● **EXERCISE AIM**: Copy out the listing in full, exactly as written, but not its pictures.

(Entries with chart source code)

• • • • • • •

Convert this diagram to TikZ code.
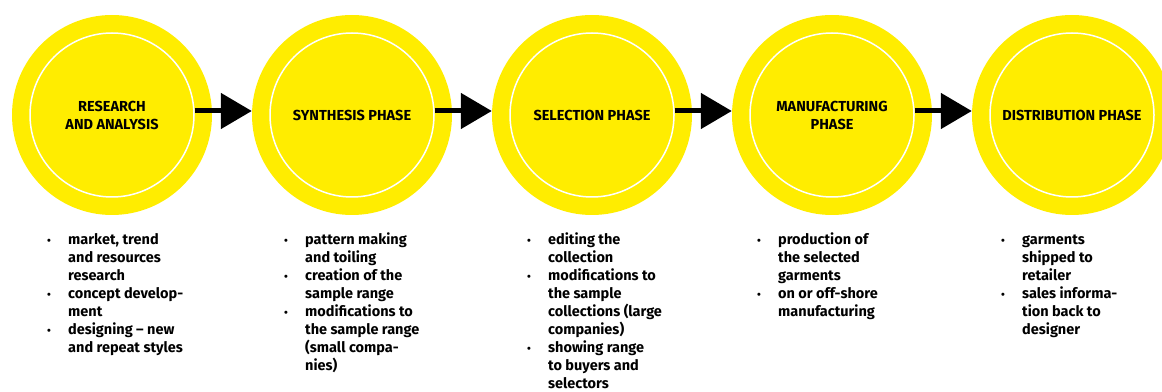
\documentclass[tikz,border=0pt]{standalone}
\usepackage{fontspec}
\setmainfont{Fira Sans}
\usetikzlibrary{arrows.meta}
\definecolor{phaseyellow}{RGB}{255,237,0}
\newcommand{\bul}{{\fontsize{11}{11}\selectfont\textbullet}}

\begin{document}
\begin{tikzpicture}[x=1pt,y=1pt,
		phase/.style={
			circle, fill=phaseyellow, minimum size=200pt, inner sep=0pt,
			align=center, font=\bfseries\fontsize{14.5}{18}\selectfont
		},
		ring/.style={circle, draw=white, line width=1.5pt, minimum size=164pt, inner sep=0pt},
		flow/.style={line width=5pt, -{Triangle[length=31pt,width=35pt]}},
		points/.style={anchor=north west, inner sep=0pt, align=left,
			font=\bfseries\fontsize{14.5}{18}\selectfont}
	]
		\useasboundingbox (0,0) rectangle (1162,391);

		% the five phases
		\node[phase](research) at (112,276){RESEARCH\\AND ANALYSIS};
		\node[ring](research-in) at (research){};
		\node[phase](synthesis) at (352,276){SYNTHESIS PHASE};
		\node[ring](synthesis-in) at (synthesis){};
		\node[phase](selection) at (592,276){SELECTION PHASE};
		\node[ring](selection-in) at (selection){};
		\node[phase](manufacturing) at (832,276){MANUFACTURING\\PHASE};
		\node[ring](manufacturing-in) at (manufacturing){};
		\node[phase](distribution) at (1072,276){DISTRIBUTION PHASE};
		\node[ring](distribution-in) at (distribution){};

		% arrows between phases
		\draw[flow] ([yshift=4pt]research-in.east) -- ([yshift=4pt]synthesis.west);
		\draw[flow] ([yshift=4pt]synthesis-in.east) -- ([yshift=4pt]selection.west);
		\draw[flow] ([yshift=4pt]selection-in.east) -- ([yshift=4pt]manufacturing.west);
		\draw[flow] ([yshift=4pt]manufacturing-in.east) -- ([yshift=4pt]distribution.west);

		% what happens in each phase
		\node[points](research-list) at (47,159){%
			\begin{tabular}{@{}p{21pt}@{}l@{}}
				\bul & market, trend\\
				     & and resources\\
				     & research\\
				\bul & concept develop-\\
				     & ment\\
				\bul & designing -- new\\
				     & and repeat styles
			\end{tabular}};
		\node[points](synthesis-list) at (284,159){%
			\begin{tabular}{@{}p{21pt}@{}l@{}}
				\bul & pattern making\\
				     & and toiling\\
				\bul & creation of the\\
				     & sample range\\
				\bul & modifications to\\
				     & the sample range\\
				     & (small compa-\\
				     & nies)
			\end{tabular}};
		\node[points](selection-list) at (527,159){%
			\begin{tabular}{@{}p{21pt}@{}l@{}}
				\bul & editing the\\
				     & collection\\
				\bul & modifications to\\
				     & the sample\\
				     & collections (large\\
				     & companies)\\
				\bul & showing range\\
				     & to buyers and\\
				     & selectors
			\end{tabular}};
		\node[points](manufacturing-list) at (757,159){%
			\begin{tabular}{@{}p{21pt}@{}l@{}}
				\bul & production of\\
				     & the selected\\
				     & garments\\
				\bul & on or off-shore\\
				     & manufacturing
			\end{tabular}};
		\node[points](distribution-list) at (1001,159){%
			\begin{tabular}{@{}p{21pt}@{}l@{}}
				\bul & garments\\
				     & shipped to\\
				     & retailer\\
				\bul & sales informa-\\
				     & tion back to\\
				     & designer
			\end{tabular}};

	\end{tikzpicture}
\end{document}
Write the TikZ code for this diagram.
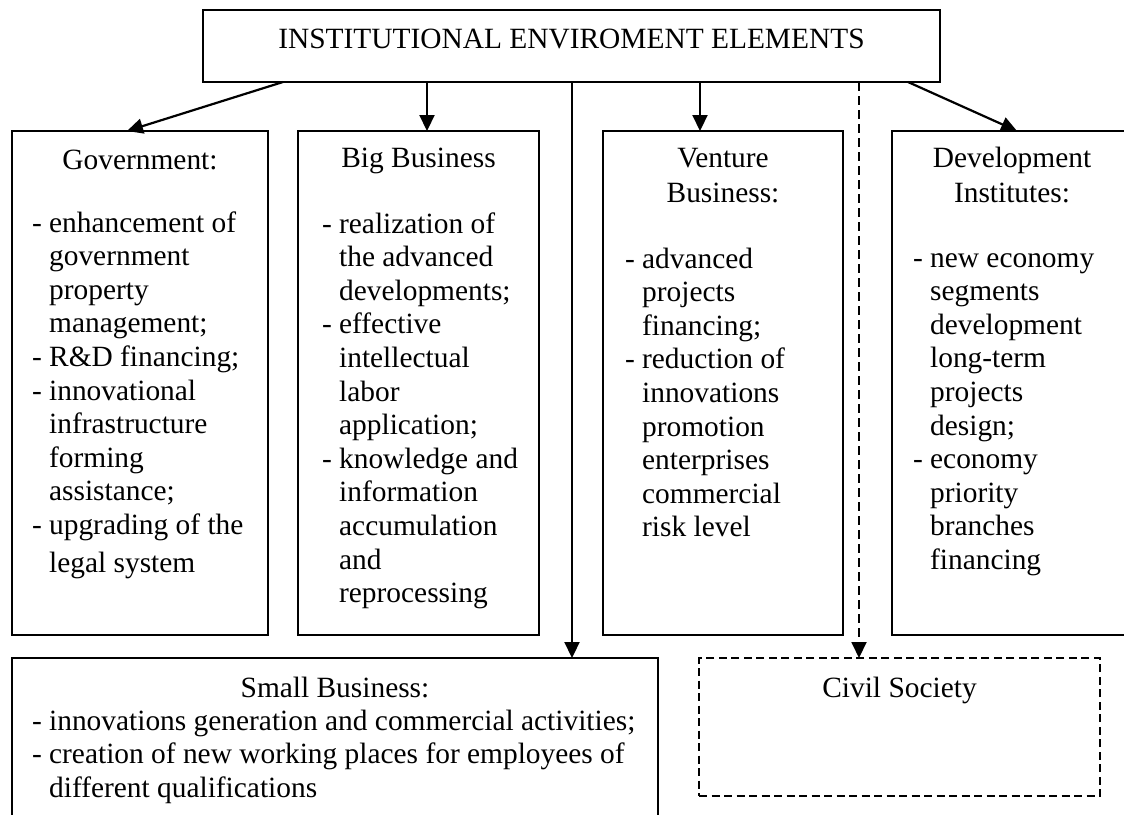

• • • • • • •

● **WRITTEN SOLUTION**:
Convert this diagram to TikZ code.
\documentclass[tikz,border=0pt]{standalone}
\usepackage{fontspec}
\setmainfont{Fira Sans}
\usetikzlibrary{arrows.meta}
\definecolor{phaseyellow}{RGB}{255,237,0}
\newcommand{\bul}{{\fontsize{11}{11}\selectfont\textbullet}}

\begin{document}
\begin{tikzpicture}[x=1pt,y=1pt,
		phase/.style={
			circle, fill=phaseyellow, minimum size=200pt, inner sep=0pt,
			align=center, font=\bfseries\fontsize{14.5}{18}\selectfont
		},
		ring/.style={circle, draw=white, line width=1.5pt, minimum size=164pt, inner sep=0pt},
		flow/.style={line width=5pt, -{Triangle[length=31pt,width=35pt]}},
		points/.style={anchor=north west, inner sep=0pt, align=left,
			font=\bfseries\fontsize{14.5}{18}\selectfont}
	]
		\useasboundingbox (0,0) rectangle (1162,391);

		% the five phases
		\node[phase](research) at (112,276){RESEARCH\\AND ANALYSIS};
		\node[ring](research-in) at (research){};
		\node[phase](synthesis) at (352,276){SYNTHESIS PHASE};
		\node[ring](synthesis-in) at (synthesis){};
		\node[phase](selection) at (592,276){SELECTION PHASE};
		\node[ring](selection-in) at (selection){};
		\node[phase](manufacturing) at (832,276){MANUFACTURING\\PHASE};
		\node[ring](manufacturing-in) at (manufacturing){};
		\node[phase](distribution) at (1072,276){DISTRIBUTION PHASE};
		\node[ring](distribution-in) at (distribution){};

		% arrows between phases
		\draw[flow] ([yshift=4pt]research-in.east) -- ([yshift=4pt]synthesis.west);
		\draw[flow] ([yshift=4pt]synthesis-in.east) -- ([yshift=4pt]selection.west);
		\draw[flow] ([yshift=4pt]selection-in.east) -- ([yshift=4pt]manufacturing.west);
		\draw[flow] ([yshift=4pt]manufacturing-in.east) -- ([yshift=4pt]distribution.west);

		% what happens in each phase
		\node[points](research-list) at (47,159){%
			\begin{tabular}{@{}p{21pt}@{}l@{}}
				\bul & market, trend\\
				     & and resources\\
				     & research\\
				\bul & concept develop-\\
				     & ment\\
				\bul & designing -- new\\
				     & and repeat styles
			\end{tabular}};
		\node[points](synthesis-list) at (284,159){%
			\begin{tabular}{@{}p{21pt}@{}l@{}}
				\bul & pattern making\\
				     & and toiling\\
				\bul & creation of the\\
				     & sample range\\
				\bul & modifications to\\
				     & the sample range\\
				     & (small compa-\\
				     & nies)
			\end{tabular}};
		\node[points](selection-list) at (527,159){%
			\begin{tabular}{@{}p{21pt}@{}l@{}}
				\bul & editing the\\
				     & collection\\
				\bul & modifications to\\
				     & the sample\\
				     & collections (large\\
				     & companies)\\
				\bul & showing range\\
				     & to buyers and\\
				     & selectors
			\end{tabular}};
		\node[points](manufacturing-list) at (757,159){%
			\begin{tabular}{@{}p{21pt}@{}l@{}}
				\bul & production of\\
				     & the selected\\
				     & garments\\
				\bul & on or off-shore\\
				     & manufacturing
			\end{tabular}};
		\node[points](distribution-list) at (1001,159){%
			\begin{tabular}{@{}p{21pt}@{}l@{}}
				\bul & garments\\
				     & shipped to\\
				     & retailer\\
				\bul & sales informa-\\
				     & tion back to\\
				     & designer
			\end{tabular}};

	\end{tikzpicture}
\end{document}
Write the TikZ code for this diagram.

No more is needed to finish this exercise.